Furthermore, they should be able to have *everything* without the need of being *given* it. That is, the employer must provide it, rather than society providing it.
This is one of the most broken aspects of this entire conversation. If *you* think that a person should have access to a good or service, then it's *your* duty to give them that access. The attempt to move that burden over to the employer is poorly thought through at best, and highly immoral. If the voters choose to give goods and services to people, then it's the voters that must bear the costs. Asking the uninvolved third parties to do so is both nonfunctional and immoral.
Now, saying that it's immoral is an emotive argument. So, let's concentrate on the "nonfunctional" portion. First of all, the majority of those in poverty do not work. At all. At current, it's 62% that don't work that year.
http://poverty.ucdavis.edu/faq/what-are-poverty-rates-among-working-adults How is a minimum wage going to help those that do not work? Of those in poverty, only 12% work full time, year round. Minimum wage, full time is above poverty level for one person. It's above poverty for 2 people. The only way a person working 40 hours per week is below poverty is if they have more than one non-working household member. Which happens distressingly often, but that's a separate conversation.
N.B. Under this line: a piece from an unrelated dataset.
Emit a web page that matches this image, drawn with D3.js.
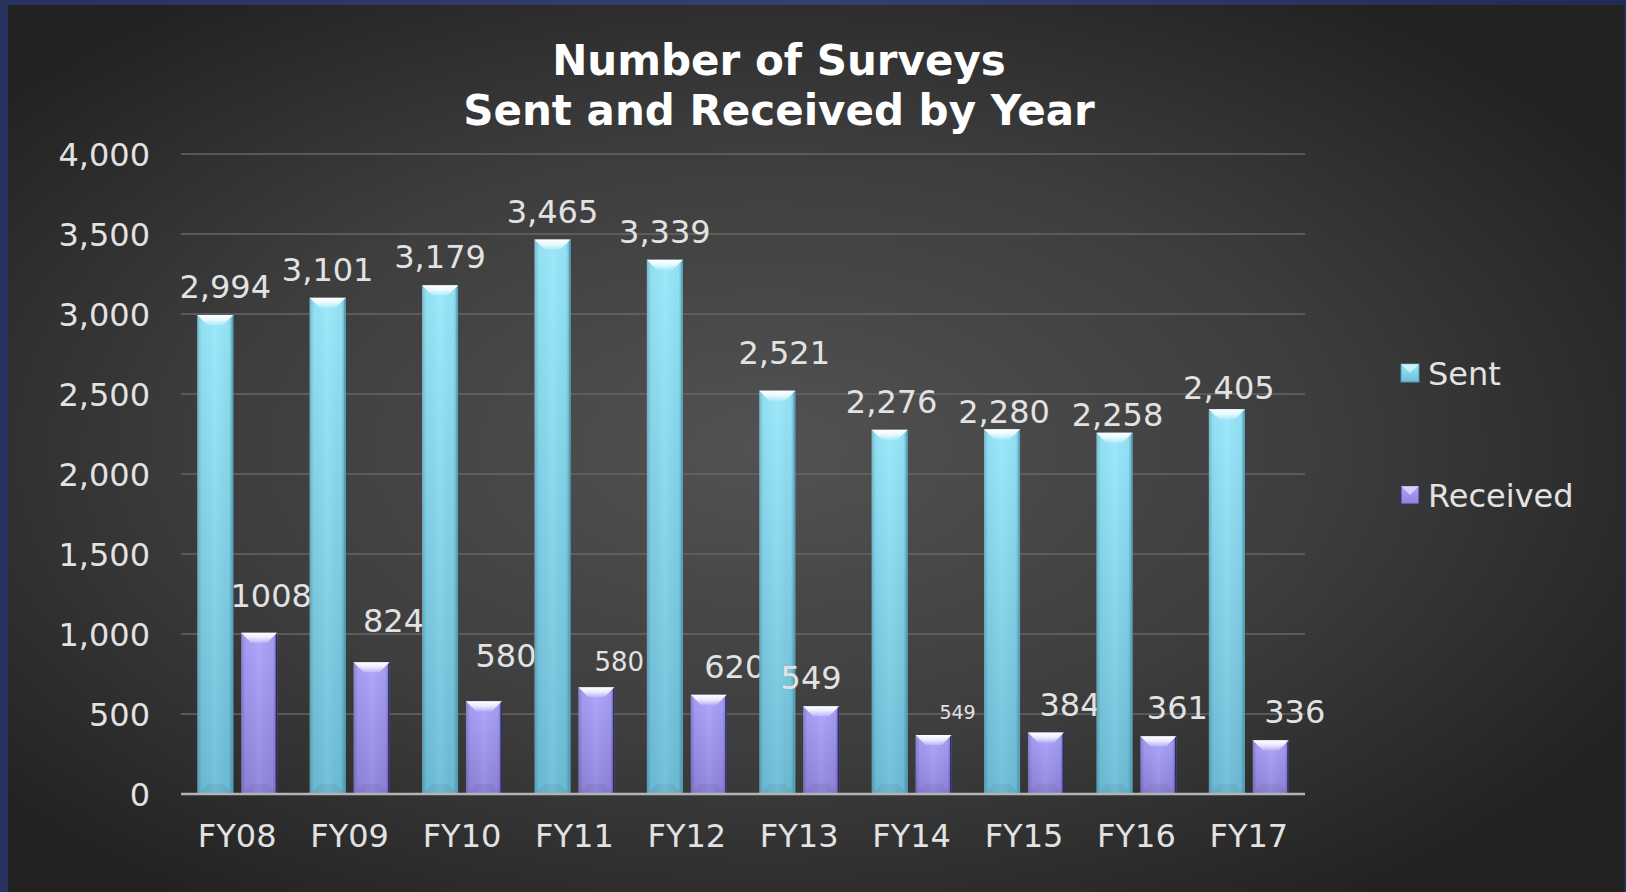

So, the minimum wage IS a "living wage" for 1 person, or even 2. So, what we're arguing about is *exactly* "Should a single unskilled worker at minimum wage make enough money to raise a family of 3 without drawing on the social safety net?" I would argue that the answer is rightly "no", particularly since doing it by minimum wage increases will mostly put more money in the hands of middle and upper-class families, while pushing others into poverty due to the disemployment effects.
More on this later, I have to go now.